Industrial systems solved this with interlocks. A microwave won't run with the door open. A press won't cycle if the guard isn't down. The interlock doesn't care if the operator is competent or careless. It blocks the unsafe state. Software needs the same discipline. Not a warning light. Not a policy document. A blocked transition.

The Practical Minimum

Most founders don't need enterprise ceremony. They need controls sized to blast radius.

If you're running a local coding loop, the question isn't "can I prove this to an auditor?" It's "did the system stay in bounds, did it pass the checks, and can I undo the damage?"

Trace your work. Not "save the chat." A chat transcript is cockpit chatter. A trace is the flight data recorder. One tells you what was said. The other tells you what happened.

Gate your completions. The run isn't done because the model stopped talking. Execution is not settlement. A completed run is not a completed decision. "Done" means the work cleared policy, survived challenge, and the human signed off.

Don't let the agent grade itself. Keep at least one evidence path the acting loop can't rewrite. External test harness, raw source material, protected baseline. The form varies. The independence can't.

For most builders, that's enough to block a surprising amount of agent theater without building a fake governance stack.

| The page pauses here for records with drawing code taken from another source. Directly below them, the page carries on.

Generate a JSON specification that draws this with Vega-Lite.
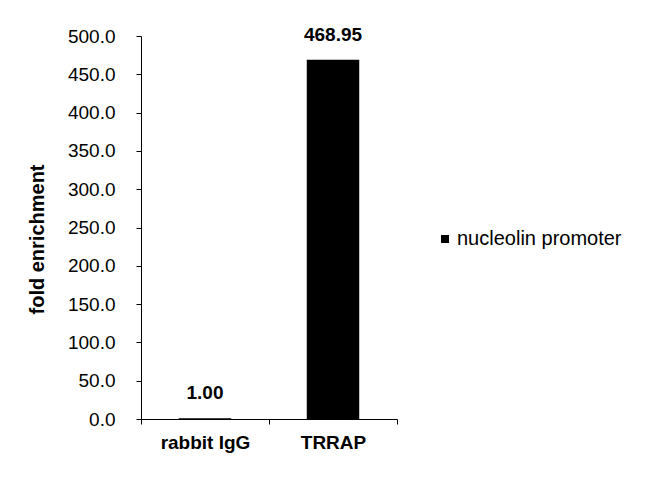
{
  "$schema": "https://vega.github.io/schema/vega-lite/v6.json",
  "width": 256,
  "height": 383,
  "autosize": {"type": "none"},
  "padding": {"left": 141, "top": 36, "right": 253, "bottom": 59},
  "background": "white",
  "config": {
    "view": {"stroke": null},
    "font": "Liberation Sans",
    "axis": {"domainColor": "black", "tickColor": "black", "labelColor": "black", "titleColor": "black", "grid": false}
  },
  "data": {
    "values": [
      {"sample": "rabbit IgG", "series": "nucleolin promoter", "value": 1.0, "label": "1.00"},
      {"sample": "TRRAP", "series": "nucleolin promoter", "value": 468.95, "label": "468.95"}
    ]
  },
  "encoding": {
    "x": {
      "field": "sample",
      "type": "nominal",
      "sort": null,
      "scale": {"paddingInner": 0, "paddingOuter": 0},
      "axis": {
        "title": null,
        "labelAngle": 0,
        "labelFontSize": 19,
        "labelFontWeight": "bold",
        "tickBand": "extent",
        "tickSize": 5,
        "labelPadding": 9
      }
    },
    "y": {
      "field": "value",
      "type": "quantitative",
      "scale": {"domain": [0, 500], "nice": false},
      "axis": {
        "title": "fold enrichment",
        "titleFontSize": 20,
        "titleFontWeight": "bold",
        "titleAngle": 270,
        "titleX": -104,
        "titleY": 203,
        "titleAlign": "center",
        "titleBaseline": "middle",
        "values": [0, 50, 100, 150, 200, 250, 300, 350, 400, 450, 500],
        "format": ".1f",
        "labelFontSize": 19,
        "tickSize": 5,
        "labelPadding": 21
      }
    }
  },
  "layer": [
    {
      "mark": {"type": "bar", "width": {"band": 0.41}},
      "encoding": {
        "color": {
          "field": "series",
          "type": "nominal",
          "scale": {"range": ["black"]},
          "legend": {
            "title": null,
            "orient": "none",
            "legendX": 294,
            "legendY": 193,
            "symbolType": "square",
            "symbolSize": 64,
            "symbolStrokeWidth": 0,
            "symbolOpacity": 1,
            "labelFontSize": 20,
            "labelLimit": 300,
            "labelColor": "black",
            "labelOffset": 2,
            "padding": 0
          }
        }
      }
    },
    {
      "mark": {"type": "text", "fontSize": 19, "fontWeight": "bold", "baseline": "alphabetic", "dy": -19, "color": "black"},
      "encoding": {"text": {"field": "label"}}
    }
  ]
}
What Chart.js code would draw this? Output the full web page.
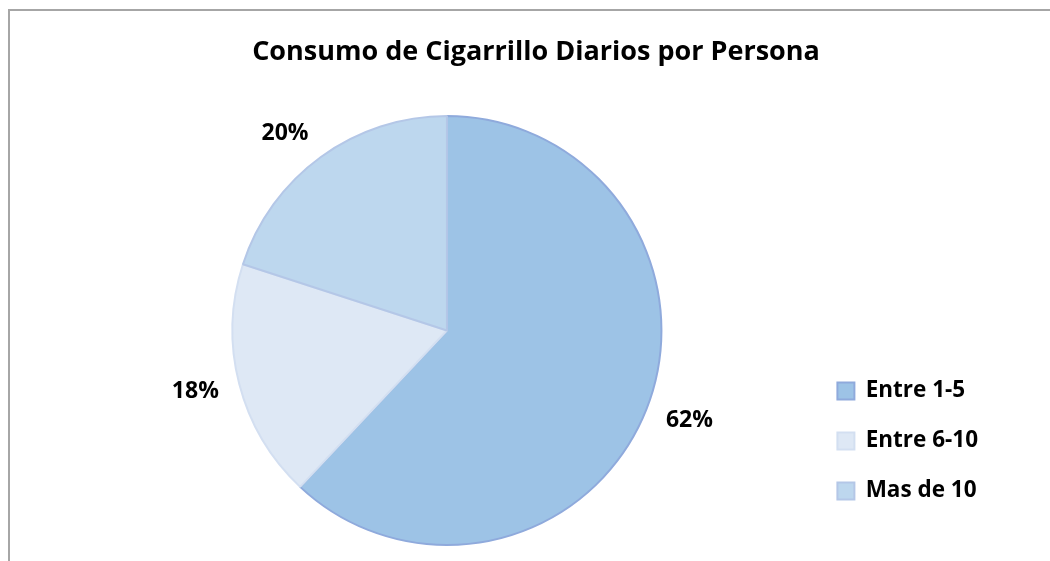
<!DOCTYPE html>
<html>
<head>
<meta charset="utf-8">
<script src="https://cdn.jsdelivr.net/npm/chart.js@4"></script>
<style>
  html, body { margin: 0; padding: 0; overflow: hidden; background: #fff; width: 1050px; height: 561px; }
  #c { position: absolute; left: 0; top: 0; }
  #frame { position: absolute; left: 8px; top: 9px; width: 2000px; height: 2000px;
           border-left: 2px solid #A6A6A6; border-top: 2px solid #A6A6A6; pointer-events: none; }
</style>
</head>
<body>
<canvas id="c" width="1072" height="561"></canvas>
<div id="frame"></div>
<script>
const title = 'Consumo de Cigarrillo Diarios por Persona';
const categories = ['Entre 1-5', 'Entre 6-10', 'Mas de 10'];
const percentages = [62, 18, 20];
const fillColors = ['#9DC3E6', '#DEE8F5', '#BDD7EE'];
const edgeColors = ['#8FAADC', '#D3DFF1', '#B4C7E7'];

const FONT = '"Open Sans", sans-serif';

const labelPlugin = {
  id: 'outsideLabels',
  afterDatasetsDraw(chart) {
    const ctx = chart.ctx;
    const meta = chart.getDatasetMeta(0);
    ctx.save();
    ctx.font = 'bold 23px ' + FONT;
    ctx.fillStyle = '#000';
    ctx.textAlign = 'center';
    ctx.textBaseline = 'middle';
    meta.data.forEach((arc, i) => {
      const p = arc.getProps(['x', 'y', 'startAngle', 'endAngle', 'outerRadius'], true);
      const mid = (p.startAngle + p.endAngle) / 2;
      const ux = Math.cos(mid), uy = Math.sin(mid);
      const txt = chart.data.datasets[0].data[i] + '%';
      const w = ctx.measureText(txt).width, h = 16;
      const r = p.outerRadius + 21;
      const cx = p.x + ux * r + Math.sign(ux) * w / 2;
      const cy = p.y + uy * r + uy * h / 2;
      ctx.fillText(txt, cx, cy);
    });
    ctx.restore();
  }
};

const chart = new Chart(document.getElementById('c'), {
  type: 'pie',
  data: {
    labels: categories,
    datasets: [{
      data: percentages,
      backgroundColor: fillColors,
      borderColor: edgeColors,
      borderWidth: 2
    }]
  },
  options: {
    responsive: false,
    animation: false,
    devicePixelRatio: 1,
    layout: { padding: { left: 84, right: 84, top: 0, bottom: 15 } },
    plugins: {
      legend: {
        display: true,
        position: 'right',
        align: 'center',
        title: { display: true, text: '', font: { size: 12 }, padding: { top: 0, bottom: 321.6 } },
        labels: {
          boxWidth: 17,
          boxHeight: 17,
          padding: 27.5,
          color: '#000',
          font: { family: FONT, size: 22.5, weight: 'bold' }
        }
      },
      tooltip: { enabled: false },
      title: {
        display: true,
        text: title,
        color: '#000',
        font: { family: FONT, size: 27, weight: 'bold' },
        padding: { top: 36, bottom: 46.6 }
      }
    }
  },
  plugins: [labelPlugin]
});
</script>
</body>
</html>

Local sandbox, CI, protected branch, production write, external API, money movement. The farther out you go, the tighter the controls get. Inner rings don't need outer-ring ceremony. They do need legibility, real completion gates, and an undo path. Move into customer-visible or irreversible territory and the bar goes up fast.

Blast radius rises faster than most governance does.
Local sandbox
CI
Protected branch
Production write
External API
Money movement

Trace the work. Gate the completions. Keep at least one evidence path the acting loop can't rewrite.

That's the floor. Everything above it is architecture we haven't built yet.